That was you!!!  LOL.  Judo or jiu jitsu, learn some good restraining holds.  You can get knees in too, they don't have to be hard just hard enough to make him go "oof!" every time he tries to draw a breath.  If necessary, Judo is great considering there's a sea of pavement if things get really hairy and everybody has made a good point about judo's standing game which is paramount when having your center of balance tugged this way and that.


----------



## FieldDiscipline (Aug 18, 2007)

What is Judo like for arm/wrist locks?  I'm considering looking into this sort of thing and I favour judo, but I really want some good locks too.


----------



## Drac (Aug 18, 2007)

FieldDiscipline said:


> What is Judo like for arm/wrist locks?
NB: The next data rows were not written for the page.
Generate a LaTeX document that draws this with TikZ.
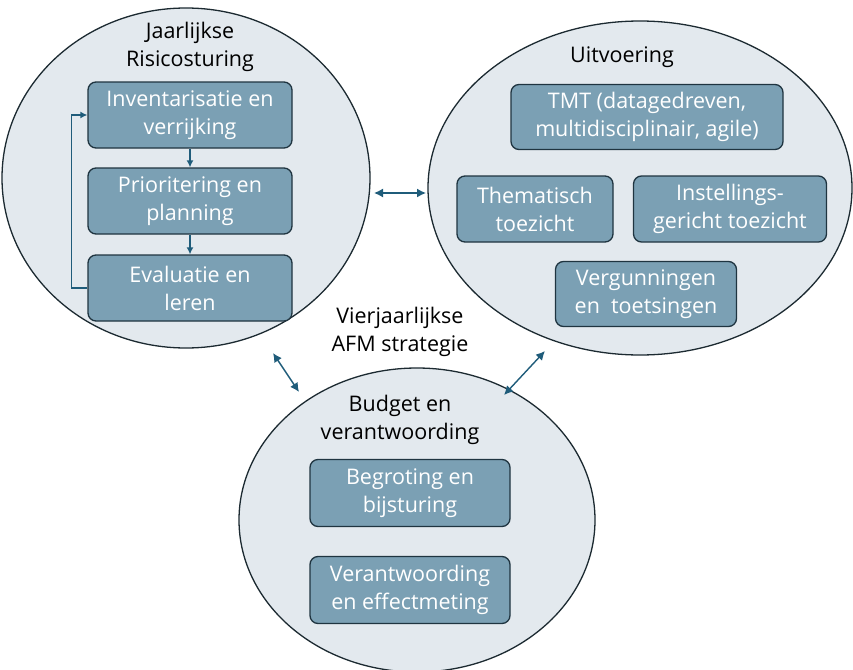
\documentclass[tikz,border=0pt]{standalone}
\usepackage{fontspec}
\setmainfont{Open Sans}
\usetikzlibrary{shapes.geometric,arrows.meta}

\definecolor{circfill}{HTML}{E3E9EE}
\definecolor{circline}{HTML}{1C2A31}
\definecolor{boxfill}{HTML}{7BA0B4}
\definecolor{boxline}{HTML}{1F3440}
\definecolor{arrowcol}{HTML}{1F5C7A}

\begin{document}
\begin{tikzpicture}[x=1pt,y=-1pt,
  circ/.style={ellipse,draw=circline,fill=circfill,line width=1.3pt,inner sep=0pt},
  blok/.style={rectangle,rounded corners=8pt,draw=boxline,fill=boxfill,line width=1.3pt,
    text=white,align=center,inner sep=0pt,font=\fontsize{21.5}{28}\selectfont},
  kop/.style={align=center,inner sep=0pt,font=\fontsize{21.5}{28}\selectfont},
  pijl/.style={arrowcol,line width=1.4pt},
  tip/.style={-{Latex[length=7pt,width=7pt]}},
  dubbel/.style={{Latex[length=9pt,width=9pt]}-{Latex[length=9pt,width=9pt]}}
]
\useasboundingbox (0,0) rectangle (853,669);

% the three circles
\node[circ,minimum width=368,minimum height=340] (risico) at (186,178) {};
\node[circ,minimum width=424,minimum height=334] (uitvoering) at (640,188) {};
\node[circ,minimum width=356,minimum height=304] (budget) at (417,520) {};

% headings
\node[kop] (risicokop) at (190,47) {Jaarlijkse\\Risicosturing};
\node[kop] (uitvoeringkop) at (622,57) {Uitvoering};
\node[kop] (strategie) at (400,332) {Vierjaarlijkse\\AFM strategie};
\node[kop] (budgetkop) at (400,420) {Budget en\\verantwoording};

% yearly cycle
\node[blok,minimum width=204,minimum height=66] (inv) at (190,115) {Inventarisatie en\\verrijking};
\node[blok,minimum width=204,minimum height=66] (prio) at (190,201) {Prioritering en\\planning};
\node[blok,minimum width=204,minimum height=66] (eval) at (190,288) {Evaluatie en\\leren};
\draw[pijl,tip] (inv) -- (prio);
\draw[pijl,tip] (prio) -- (eval);
\draw[pijl,tip] (eval.west) -- ++(-16,0) |- (inv.west);

% execution
\node[blok,minimum width=272,minimum height=65] (tmt) at (647,117) {TMT (datagedreven,\\multidisciplinair, agile)};
\node[blok,minimum width=156,minimum height=66] (them) at (535,209) {Thematisch\\toezicht};
\node[blok,minimum width=193,minimum height=66] (inst) at (730,209) {Instellings-\\gericht toezicht};
\node[blok,minimum width=181,minimum height=65] (verg) at (646,294) {Vergunningen\\en~ toetsingen};

% budget and accountability
\node[blok,minimum width=200,minimum height=67] (begr) at (410,493) {Begroting en\\bijsturing};
\node[blok,minimum width=200,minimum height=67] (verant) at (410,590) {Verantwoording\\en effectmeting};

% links between the circles
\coordinate (lr1) at (374,193);
\coordinate (lr2) at (426,193);
\coordinate (lb1) at (273,353);
\coordinate (lb2) at (299,392);
\coordinate (rb1) at (545,351);
\coordinate (rb2) at (504,395);
\draw[pijl,dubbel] (lr1) -- (lr2);
\draw[pijl,dubbel] (lb1) -- (lb2);
\draw[pijl,dubbel] (rb1) -- (rb2);
\end{tikzpicture}
\end{document}
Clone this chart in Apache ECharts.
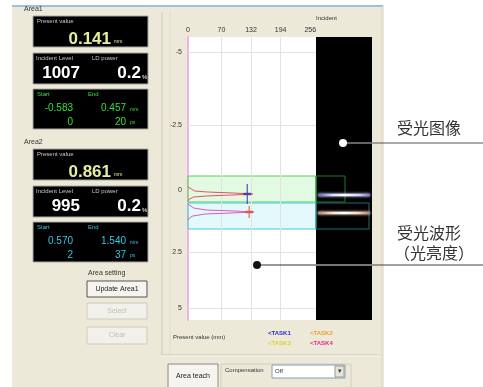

I'm considering looking into this sort of thing and I favour judo, but I really want some good locks too.


 
For great joint locks/ arm locks and arm bars look into Hapkido, either the traditional discipline or the newer Combat Hapkido...


----------



## FieldDiscipline (Aug 19, 2007)

That is what I would prefer, esp. as being a TKD man, however there are no Hapkido classes that I can find in my area.


----------



## Drac (Aug 19, 2007)

FieldDiscipline said:


> That is what I would prefer, esp. as being a TKD man, however there are no Hapkido classes that I can find in my area.


 
Then use what ya got..You could consider picking up a couple of instructional DVD's,  while not as good as a live teacher you will pick up a couple of techniques..Another thing to remember especially if working a rock/dance club, after about a week or two the loud music and flashing lights become normal to you, meaning they are no long a distraction..To a visitor they are a hinderence...Gives you the edge in an altercation...


----------